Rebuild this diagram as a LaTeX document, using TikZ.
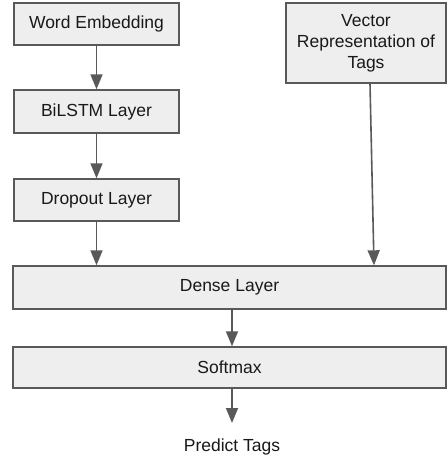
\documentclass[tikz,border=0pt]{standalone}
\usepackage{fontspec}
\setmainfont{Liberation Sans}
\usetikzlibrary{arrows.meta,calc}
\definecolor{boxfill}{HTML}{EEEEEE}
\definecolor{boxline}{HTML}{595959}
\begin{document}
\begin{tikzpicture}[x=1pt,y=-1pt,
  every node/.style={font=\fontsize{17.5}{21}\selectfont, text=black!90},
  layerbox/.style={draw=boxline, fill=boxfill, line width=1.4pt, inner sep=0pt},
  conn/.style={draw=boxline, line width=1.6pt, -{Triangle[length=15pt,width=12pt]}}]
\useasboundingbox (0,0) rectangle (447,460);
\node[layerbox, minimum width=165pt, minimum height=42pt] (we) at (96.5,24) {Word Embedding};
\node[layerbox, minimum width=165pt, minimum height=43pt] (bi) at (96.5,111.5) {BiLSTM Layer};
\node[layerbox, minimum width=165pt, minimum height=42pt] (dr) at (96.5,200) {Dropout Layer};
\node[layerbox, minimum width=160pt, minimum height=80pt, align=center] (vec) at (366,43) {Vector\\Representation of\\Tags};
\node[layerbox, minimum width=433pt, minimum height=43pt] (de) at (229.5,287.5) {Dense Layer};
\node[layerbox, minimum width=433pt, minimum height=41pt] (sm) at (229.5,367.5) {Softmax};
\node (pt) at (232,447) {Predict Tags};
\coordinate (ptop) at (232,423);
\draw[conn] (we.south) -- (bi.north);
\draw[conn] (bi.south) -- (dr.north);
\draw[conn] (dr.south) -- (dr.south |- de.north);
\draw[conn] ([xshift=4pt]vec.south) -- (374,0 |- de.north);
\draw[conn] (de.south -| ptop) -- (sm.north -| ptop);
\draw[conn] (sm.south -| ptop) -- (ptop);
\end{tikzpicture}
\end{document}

# Given request
Reproduce the material word for word, minus the images.

# Exercise answer
Rebuild this diagram as a LaTeX document, using TikZ.
\documentclass[tikz,border=0pt]{standalone}
\usepackage{fontspec}
\setmainfont{Liberation Sans}
\usetikzlibrary{arrows.meta,calc}
\definecolor{boxfill}{HTML}{EEEEEE}
\definecolor{boxline}{HTML}{595959}
\begin{document}
\begin{tikzpicture}[x=1pt,y=-1pt,
  every node/.style={font=\fontsize{17.5}{21}\selectfont, text=black!90},
  layerbox/.style={draw=boxline, fill=boxfill, line width=1.4pt, inner sep=0pt},
  conn/.style={draw=boxline, line width=1.6pt, -{Triangle[length=15pt,width=12pt]}}]
\useasboundingbox (0,0) rectangle (447,460);
\node[layerbox, minimum width=165pt, minimum height=42pt] (we) at (96.5,24) {Word Embedding};
\node[layerbox, minimum width=165pt, minimum height=43pt] (bi) at (96.5,111.5) {BiLSTM Layer};
\node[layerbox, minimum width=165pt, minimum height=42pt] (dr) at (96.5,200) {Dropout Layer};
\node[layerbox, minimum width=160pt, minimum height=80pt, align=center] (vec) at (366,43) {Vector\\Representation of\\Tags};
\node[layerbox, minimum width=433pt, minimum height=43pt] (de) at (229.5,287.5) {Dense Layer};
\node[layerbox, minimum width=433pt, minimum height=41pt] (sm) at (229.5,367.5) {Softmax};
\node (pt) at (232,447) {Predict Tags};
\coordinate (ptop) at (232,423);
\draw[conn] (we.south) -- (bi.north);
\draw[conn] (bi.south) -- (dr.north);
\draw[conn] (dr.south) -- (dr.south |- de.north);
\draw[conn] ([xshift=4pt]vec.south) -- (374,0 |- de.north);
\draw[conn] (de.south -| ptop) -- (sm.north -| ptop);
\draw[conn] (sm.south -| ptop) -- (ptop);
\end{tikzpicture}
\end{document}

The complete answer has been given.